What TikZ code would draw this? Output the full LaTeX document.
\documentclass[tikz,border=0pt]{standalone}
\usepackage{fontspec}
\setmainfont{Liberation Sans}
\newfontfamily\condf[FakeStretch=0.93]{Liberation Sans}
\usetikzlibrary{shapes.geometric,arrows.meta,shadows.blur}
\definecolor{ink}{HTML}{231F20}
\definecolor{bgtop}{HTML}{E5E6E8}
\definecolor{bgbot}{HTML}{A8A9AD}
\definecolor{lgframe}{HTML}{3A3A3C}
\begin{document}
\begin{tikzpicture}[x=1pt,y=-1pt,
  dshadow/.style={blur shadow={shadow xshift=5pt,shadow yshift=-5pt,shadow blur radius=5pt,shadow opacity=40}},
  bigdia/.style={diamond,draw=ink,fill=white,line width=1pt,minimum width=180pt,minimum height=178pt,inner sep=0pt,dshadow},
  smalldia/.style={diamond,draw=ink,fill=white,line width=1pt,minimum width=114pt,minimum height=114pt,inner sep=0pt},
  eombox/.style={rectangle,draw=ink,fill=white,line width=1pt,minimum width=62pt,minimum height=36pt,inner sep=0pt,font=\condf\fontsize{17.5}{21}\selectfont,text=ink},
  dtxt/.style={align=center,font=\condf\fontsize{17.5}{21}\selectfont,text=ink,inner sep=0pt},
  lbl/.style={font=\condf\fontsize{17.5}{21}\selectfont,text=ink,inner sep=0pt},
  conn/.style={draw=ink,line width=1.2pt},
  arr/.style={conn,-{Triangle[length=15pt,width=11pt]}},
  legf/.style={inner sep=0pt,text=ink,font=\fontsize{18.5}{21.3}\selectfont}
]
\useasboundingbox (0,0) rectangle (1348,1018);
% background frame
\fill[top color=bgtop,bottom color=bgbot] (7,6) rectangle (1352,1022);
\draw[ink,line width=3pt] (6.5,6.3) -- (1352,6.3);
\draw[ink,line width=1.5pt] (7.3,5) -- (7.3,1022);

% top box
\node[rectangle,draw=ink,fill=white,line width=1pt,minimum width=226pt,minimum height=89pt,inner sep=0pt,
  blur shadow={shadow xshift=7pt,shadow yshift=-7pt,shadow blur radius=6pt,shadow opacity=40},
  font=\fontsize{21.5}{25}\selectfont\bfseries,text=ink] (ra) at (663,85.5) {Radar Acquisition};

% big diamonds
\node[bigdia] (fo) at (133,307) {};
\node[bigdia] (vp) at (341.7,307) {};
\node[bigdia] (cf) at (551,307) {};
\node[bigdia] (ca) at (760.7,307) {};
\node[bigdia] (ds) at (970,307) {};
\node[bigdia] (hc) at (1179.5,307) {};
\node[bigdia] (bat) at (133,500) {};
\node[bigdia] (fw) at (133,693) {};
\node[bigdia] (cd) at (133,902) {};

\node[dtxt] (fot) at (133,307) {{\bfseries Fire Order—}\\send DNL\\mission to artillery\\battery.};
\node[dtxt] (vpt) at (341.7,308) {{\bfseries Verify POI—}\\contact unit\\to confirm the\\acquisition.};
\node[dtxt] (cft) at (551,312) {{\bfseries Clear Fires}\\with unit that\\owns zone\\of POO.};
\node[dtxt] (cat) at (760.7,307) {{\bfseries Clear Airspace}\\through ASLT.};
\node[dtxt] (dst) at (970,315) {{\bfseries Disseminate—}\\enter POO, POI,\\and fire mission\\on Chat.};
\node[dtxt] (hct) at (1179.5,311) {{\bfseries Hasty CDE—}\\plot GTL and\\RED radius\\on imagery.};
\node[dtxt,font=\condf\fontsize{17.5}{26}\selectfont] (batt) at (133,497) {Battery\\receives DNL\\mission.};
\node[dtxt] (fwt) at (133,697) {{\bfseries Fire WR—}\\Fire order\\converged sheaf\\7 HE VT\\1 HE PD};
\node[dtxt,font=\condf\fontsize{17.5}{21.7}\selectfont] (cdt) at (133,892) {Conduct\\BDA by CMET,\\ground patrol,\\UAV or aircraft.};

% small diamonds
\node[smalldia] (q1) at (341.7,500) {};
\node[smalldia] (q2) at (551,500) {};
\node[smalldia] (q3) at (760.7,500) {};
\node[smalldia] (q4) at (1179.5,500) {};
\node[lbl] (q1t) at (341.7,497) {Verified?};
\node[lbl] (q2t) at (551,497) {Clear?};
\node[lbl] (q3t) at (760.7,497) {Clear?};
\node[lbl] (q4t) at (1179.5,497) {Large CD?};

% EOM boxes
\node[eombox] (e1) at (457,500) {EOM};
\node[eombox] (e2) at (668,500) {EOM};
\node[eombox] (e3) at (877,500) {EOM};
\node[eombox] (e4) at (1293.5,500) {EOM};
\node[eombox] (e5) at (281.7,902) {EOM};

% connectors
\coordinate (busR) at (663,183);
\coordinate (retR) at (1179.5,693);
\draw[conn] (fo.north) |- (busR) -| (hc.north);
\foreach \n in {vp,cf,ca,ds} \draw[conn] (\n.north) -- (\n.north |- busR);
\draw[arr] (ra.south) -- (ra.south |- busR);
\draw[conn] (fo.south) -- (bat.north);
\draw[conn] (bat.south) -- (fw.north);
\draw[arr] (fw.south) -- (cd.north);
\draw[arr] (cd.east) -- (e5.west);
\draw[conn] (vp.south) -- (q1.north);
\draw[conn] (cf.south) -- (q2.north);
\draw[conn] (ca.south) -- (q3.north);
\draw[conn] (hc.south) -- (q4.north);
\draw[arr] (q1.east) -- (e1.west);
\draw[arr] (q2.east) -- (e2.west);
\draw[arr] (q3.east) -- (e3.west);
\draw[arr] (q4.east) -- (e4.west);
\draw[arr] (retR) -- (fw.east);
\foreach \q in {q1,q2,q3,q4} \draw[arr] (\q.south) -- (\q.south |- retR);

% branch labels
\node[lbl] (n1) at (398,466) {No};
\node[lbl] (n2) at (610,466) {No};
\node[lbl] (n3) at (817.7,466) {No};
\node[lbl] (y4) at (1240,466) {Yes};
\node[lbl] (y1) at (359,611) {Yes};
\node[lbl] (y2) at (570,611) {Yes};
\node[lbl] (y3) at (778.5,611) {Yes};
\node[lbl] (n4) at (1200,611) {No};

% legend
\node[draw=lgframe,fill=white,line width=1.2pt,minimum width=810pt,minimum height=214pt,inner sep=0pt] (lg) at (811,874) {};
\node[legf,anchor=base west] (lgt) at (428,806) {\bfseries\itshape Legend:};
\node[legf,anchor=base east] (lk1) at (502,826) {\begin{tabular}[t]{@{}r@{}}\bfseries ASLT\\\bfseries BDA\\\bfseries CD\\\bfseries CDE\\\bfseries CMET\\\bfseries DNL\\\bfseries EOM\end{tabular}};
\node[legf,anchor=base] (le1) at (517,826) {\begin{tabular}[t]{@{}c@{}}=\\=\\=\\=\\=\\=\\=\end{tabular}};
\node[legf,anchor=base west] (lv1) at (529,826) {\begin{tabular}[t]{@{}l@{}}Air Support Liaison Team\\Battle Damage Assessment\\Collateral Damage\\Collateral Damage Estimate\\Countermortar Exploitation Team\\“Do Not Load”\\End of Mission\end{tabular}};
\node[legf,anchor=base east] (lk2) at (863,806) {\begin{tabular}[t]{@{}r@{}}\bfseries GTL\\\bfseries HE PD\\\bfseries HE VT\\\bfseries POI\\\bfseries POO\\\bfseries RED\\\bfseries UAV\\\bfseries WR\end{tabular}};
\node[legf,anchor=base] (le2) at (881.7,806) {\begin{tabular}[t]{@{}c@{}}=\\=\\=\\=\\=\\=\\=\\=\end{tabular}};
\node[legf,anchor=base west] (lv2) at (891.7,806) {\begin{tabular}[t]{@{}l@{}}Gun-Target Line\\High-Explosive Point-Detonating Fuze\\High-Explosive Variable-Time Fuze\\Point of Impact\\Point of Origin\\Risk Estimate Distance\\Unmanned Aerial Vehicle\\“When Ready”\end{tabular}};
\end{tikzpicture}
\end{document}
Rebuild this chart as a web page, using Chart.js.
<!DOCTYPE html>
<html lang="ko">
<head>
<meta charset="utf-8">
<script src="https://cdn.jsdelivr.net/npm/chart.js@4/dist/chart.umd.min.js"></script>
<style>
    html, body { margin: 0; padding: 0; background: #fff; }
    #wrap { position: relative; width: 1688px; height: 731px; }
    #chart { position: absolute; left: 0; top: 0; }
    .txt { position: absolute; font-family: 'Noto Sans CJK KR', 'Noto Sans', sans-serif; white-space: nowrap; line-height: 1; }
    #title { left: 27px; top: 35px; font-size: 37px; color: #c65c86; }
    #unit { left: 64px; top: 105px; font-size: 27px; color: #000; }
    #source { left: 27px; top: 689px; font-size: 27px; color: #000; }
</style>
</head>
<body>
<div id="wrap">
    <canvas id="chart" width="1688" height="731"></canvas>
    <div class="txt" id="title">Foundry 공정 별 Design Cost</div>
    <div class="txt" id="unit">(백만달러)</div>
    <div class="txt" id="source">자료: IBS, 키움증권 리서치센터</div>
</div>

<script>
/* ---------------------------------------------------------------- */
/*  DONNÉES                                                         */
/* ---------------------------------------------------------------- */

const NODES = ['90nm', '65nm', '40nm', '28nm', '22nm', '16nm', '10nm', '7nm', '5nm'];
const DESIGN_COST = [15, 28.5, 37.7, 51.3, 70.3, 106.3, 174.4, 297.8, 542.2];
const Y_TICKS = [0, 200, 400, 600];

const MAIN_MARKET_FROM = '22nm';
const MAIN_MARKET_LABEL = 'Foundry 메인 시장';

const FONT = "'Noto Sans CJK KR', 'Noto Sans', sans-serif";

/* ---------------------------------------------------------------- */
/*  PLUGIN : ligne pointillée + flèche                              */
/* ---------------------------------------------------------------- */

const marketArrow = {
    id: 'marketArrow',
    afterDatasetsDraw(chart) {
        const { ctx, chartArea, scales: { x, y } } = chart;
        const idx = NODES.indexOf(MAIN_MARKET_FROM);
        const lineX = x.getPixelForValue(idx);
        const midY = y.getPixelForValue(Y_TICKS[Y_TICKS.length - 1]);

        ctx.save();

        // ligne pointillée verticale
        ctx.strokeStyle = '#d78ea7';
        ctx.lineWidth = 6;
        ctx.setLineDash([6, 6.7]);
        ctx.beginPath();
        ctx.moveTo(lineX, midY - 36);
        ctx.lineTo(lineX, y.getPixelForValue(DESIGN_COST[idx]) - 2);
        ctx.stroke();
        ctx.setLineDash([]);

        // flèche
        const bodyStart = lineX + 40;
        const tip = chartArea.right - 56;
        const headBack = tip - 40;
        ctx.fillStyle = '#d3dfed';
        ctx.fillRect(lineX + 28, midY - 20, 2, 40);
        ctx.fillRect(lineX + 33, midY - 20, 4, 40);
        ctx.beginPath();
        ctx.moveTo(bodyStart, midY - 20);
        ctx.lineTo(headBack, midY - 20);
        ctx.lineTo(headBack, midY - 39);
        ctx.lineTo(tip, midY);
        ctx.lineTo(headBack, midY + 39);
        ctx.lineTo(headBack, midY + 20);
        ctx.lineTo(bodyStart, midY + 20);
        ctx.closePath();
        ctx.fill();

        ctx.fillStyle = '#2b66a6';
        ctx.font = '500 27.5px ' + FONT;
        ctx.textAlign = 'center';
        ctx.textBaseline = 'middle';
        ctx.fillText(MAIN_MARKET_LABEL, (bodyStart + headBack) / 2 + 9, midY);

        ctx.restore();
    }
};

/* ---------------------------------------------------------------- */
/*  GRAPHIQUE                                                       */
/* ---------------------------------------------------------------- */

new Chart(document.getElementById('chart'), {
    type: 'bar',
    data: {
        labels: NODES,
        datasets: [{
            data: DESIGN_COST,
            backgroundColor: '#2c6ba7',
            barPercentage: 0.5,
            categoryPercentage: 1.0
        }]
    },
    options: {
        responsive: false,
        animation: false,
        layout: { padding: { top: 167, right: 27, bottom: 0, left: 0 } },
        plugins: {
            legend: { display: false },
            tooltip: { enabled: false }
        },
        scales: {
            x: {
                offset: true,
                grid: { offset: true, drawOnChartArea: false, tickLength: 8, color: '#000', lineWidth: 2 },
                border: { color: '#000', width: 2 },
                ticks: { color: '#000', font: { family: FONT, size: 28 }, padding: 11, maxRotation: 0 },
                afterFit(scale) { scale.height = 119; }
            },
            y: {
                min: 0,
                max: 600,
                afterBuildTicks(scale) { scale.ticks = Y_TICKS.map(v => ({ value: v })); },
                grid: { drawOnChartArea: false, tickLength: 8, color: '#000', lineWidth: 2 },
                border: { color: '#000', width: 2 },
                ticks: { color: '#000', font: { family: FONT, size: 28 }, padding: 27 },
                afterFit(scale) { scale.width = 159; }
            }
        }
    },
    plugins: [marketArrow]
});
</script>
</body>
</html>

--------------------------------------------------

» THE TASK
In the entries above, find every line holding the word "this" and copy it out.

» TASK SOLUTION
What TikZ code would draw this? Output the full LaTeX document.
Rebuild this chart as a web page, using Chart.js.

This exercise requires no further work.